To reach metro Summerville from downtown Charleston, travel west on I-26. Exits include 209A for Ashley Phosphate Road to Dorchester Road, 205A for U.S. Highway 78 to Ladson Road, 203A for College Park Road and 199A and B for western Summerville, downtown and the Berkeley County side of town including Carnes Crossroads and Cane Bay.

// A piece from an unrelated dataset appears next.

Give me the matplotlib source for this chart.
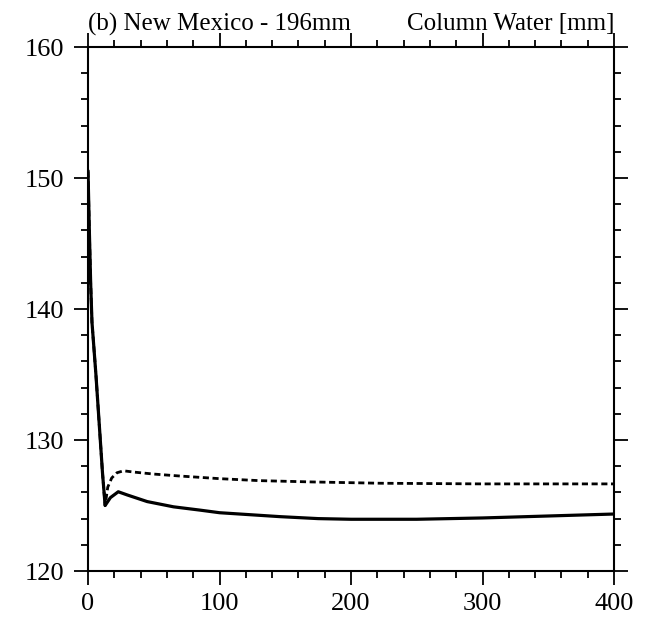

Reach Jim Parker at 937-5542 or jparker@postandcourier.com.

SUMMERVILLE AT A GLANCE:

Location: Dorchester, Berkeley, Charleston counties

Number of homes: More than 10,000

Square footage: 631-6,310

Look & feel: A semi-secluded town 50 years ago, Summerville in succeeding years spread out south to border North Charleston, east across Interstate 26 and more recently north and west across the Ashley River. New-homebuilders zero in on the community, which has relatively inexpensive land costs and ties into major thoroughfares. At the same time, Summerville's maintained its "Flowertown" village allure and hosts the Azalea Festival in early spring. Families are attracted to the area by well-thought-of schools and close-by major employers. Downtown Summerville touts 19th century history among shaded avenues and a central square. Retail plazas such as Azalea Square grace the outskirts. The town draws beyond its official limits: far-flung places such as Cane Bay and Wescott are listed in Summerville. Newer properties run west to S.C. Highway 61, north to Jedburg and Ridgeville, east to Carnes Crossroads off U.S. Highway 176 and south to the Ladson Road area.

Homes on market: 1,223

List prices: $25,500-$3.9 million

Schools: Beech Hill, Eagle Nest, Flowertown, Joseph R. Pye, Knightsville, Newington, Oakbrook, Spann, Summerville, William Reeves, Windsor Hill Arts Infused elementary; Alston, DuBose, Gregg, Oakbrook, River Oaks, Rollings of the Arts middle; Ashley Ridge, Fort Dorchester, Summerville high.

Fun facts: The town's population jumped sixfold in 20 years from 3,839 in 1970 to 22,519 in 1990; it's now around 45,000; the Berkeley County part of Summerville is on the town's east side, while the town crosses into Charleston County along Gahagan and Jamison roads.